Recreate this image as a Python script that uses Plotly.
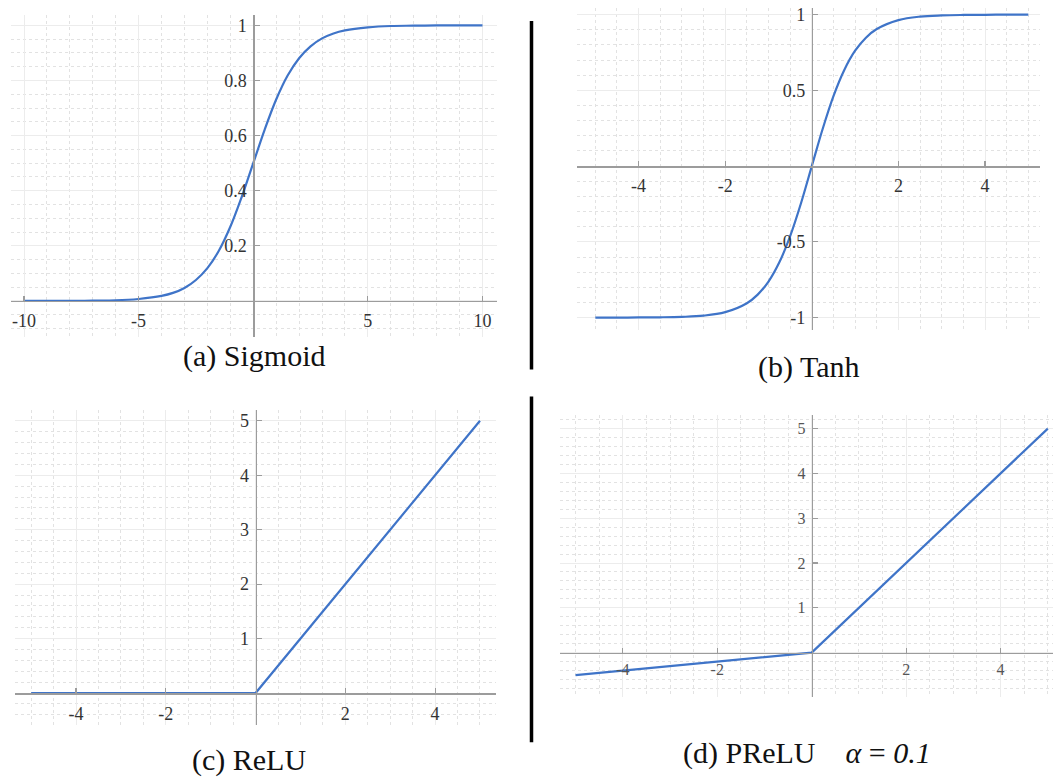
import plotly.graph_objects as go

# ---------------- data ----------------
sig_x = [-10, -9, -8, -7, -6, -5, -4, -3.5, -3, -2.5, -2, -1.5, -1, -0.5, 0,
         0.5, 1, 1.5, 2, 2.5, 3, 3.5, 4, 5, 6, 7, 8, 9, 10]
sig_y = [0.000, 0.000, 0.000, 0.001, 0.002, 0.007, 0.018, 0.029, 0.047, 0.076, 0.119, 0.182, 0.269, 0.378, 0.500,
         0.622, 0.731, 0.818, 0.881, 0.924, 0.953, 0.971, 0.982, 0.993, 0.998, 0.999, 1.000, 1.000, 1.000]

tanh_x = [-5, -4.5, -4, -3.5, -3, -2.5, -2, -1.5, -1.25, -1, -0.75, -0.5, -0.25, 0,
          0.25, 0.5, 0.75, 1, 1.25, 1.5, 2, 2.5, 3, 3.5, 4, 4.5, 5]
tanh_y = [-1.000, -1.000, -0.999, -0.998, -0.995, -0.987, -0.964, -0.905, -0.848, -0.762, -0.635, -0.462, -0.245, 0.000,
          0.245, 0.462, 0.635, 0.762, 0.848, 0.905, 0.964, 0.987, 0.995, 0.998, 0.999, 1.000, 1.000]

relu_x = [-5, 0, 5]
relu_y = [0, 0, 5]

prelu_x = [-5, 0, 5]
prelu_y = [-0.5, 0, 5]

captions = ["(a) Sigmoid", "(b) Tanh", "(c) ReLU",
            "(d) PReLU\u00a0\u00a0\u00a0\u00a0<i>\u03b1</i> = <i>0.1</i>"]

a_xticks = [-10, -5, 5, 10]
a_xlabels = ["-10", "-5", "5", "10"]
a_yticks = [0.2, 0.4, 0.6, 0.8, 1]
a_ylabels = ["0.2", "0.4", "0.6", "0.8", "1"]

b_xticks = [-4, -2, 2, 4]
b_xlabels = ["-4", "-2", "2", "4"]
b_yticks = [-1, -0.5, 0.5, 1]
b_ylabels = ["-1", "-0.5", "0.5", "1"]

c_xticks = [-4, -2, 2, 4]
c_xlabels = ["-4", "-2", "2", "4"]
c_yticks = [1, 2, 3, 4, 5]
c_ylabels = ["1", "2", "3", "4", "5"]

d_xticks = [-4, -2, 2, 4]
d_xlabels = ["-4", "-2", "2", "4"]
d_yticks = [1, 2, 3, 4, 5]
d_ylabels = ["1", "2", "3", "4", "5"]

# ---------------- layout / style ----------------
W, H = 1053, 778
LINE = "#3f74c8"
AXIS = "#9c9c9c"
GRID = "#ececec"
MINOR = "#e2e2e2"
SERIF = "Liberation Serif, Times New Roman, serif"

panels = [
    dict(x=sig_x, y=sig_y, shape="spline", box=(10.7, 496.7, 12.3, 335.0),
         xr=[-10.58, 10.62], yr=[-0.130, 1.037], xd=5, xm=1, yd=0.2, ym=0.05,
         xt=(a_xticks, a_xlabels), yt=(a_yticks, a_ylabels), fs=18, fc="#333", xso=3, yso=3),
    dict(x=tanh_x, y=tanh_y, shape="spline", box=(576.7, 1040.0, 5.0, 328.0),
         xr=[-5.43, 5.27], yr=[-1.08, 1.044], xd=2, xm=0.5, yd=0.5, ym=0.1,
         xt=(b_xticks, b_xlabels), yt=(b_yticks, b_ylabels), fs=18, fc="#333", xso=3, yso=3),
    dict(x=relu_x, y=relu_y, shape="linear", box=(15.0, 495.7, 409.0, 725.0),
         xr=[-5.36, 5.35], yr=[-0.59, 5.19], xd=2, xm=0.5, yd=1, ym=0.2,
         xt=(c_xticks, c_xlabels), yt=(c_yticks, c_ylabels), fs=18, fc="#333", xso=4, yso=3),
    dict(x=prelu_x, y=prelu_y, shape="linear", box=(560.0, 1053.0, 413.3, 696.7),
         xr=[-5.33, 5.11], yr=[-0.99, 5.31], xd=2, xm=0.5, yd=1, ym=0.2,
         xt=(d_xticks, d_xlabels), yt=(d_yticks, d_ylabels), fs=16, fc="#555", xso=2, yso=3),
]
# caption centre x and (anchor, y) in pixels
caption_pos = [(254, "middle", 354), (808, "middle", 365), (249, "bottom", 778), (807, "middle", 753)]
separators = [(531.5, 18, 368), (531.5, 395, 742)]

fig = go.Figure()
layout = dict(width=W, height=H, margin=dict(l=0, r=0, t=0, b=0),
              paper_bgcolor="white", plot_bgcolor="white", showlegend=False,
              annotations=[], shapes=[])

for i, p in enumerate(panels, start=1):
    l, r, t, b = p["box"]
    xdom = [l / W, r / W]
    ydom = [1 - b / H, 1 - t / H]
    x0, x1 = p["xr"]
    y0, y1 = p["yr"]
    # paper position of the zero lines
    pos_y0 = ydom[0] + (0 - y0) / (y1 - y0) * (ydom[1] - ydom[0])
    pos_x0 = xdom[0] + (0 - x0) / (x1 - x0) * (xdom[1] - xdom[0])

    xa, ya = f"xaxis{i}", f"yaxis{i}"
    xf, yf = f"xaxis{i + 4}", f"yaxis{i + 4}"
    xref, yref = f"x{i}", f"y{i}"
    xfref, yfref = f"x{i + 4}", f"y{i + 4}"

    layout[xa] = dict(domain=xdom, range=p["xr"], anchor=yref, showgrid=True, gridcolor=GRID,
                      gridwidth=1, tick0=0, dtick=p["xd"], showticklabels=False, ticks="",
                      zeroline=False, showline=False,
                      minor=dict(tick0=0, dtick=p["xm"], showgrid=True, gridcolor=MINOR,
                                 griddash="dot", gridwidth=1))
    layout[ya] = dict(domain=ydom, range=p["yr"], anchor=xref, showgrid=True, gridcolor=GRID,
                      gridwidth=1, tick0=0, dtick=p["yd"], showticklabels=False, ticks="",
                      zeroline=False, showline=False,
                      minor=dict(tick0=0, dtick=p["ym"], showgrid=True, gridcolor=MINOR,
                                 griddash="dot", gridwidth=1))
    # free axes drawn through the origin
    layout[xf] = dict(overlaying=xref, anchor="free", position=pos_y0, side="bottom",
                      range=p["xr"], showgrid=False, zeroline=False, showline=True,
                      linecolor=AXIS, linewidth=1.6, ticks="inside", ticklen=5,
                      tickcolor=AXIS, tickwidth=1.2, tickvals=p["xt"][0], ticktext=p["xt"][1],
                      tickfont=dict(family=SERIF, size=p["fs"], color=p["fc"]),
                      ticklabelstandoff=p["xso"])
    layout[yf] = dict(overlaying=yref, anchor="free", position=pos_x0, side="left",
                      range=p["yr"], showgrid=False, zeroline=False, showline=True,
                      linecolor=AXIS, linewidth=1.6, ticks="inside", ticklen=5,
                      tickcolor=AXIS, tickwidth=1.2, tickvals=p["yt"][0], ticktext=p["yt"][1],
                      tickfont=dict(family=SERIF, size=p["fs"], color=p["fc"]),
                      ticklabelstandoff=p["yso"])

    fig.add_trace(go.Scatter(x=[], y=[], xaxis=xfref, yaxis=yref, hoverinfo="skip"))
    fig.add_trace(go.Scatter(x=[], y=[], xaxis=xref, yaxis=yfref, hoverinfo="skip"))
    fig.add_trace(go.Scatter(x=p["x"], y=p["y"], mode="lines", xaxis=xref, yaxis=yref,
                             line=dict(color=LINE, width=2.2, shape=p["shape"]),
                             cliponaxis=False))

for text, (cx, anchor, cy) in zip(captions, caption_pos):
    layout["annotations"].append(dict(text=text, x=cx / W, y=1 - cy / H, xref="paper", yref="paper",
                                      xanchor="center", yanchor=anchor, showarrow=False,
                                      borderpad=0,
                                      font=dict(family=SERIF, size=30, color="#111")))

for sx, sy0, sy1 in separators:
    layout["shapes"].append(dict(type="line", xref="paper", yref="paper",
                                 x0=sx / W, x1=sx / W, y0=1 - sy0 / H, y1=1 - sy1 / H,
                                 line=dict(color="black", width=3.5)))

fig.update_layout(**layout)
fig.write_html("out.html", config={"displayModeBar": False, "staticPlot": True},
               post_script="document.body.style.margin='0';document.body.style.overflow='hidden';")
....
### [SHORT EXERCISE]
Give again, word for word, every line from the top of the data above to the line holding "1.000, 1.000, 1.000]", inclusive, with the pictures left out.

### [WRITTEN REPLY]
Recreate this image as a Python script that uses Plotly.
import plotly.graph_objects as go

# ---------------- data ----------------
sig_x = [-10, -9, -8, -7, -6, -5, -4, -3.5, -3, -2.5, -2, -1.5, -1, -0.5, 0,
         0.5, 1, 1.5, 2, 2.5, 3, 3.5, 4, 5, 6, 7, 8, 9, 10]
sig_y = [0.000, 0.000, 0.000, 0.001, 0.002, 0.007, 0.018, 0.029, 0.047, 0.076, 0.119, 0.182, 0.269, 0.378, 0.500,
         0.622, 0.731, 0.818, 0.881, 0.924, 0.953, 0.971, 0.982, 0.993, 0.998, 0.999, 1.000, 1.000, 1.000]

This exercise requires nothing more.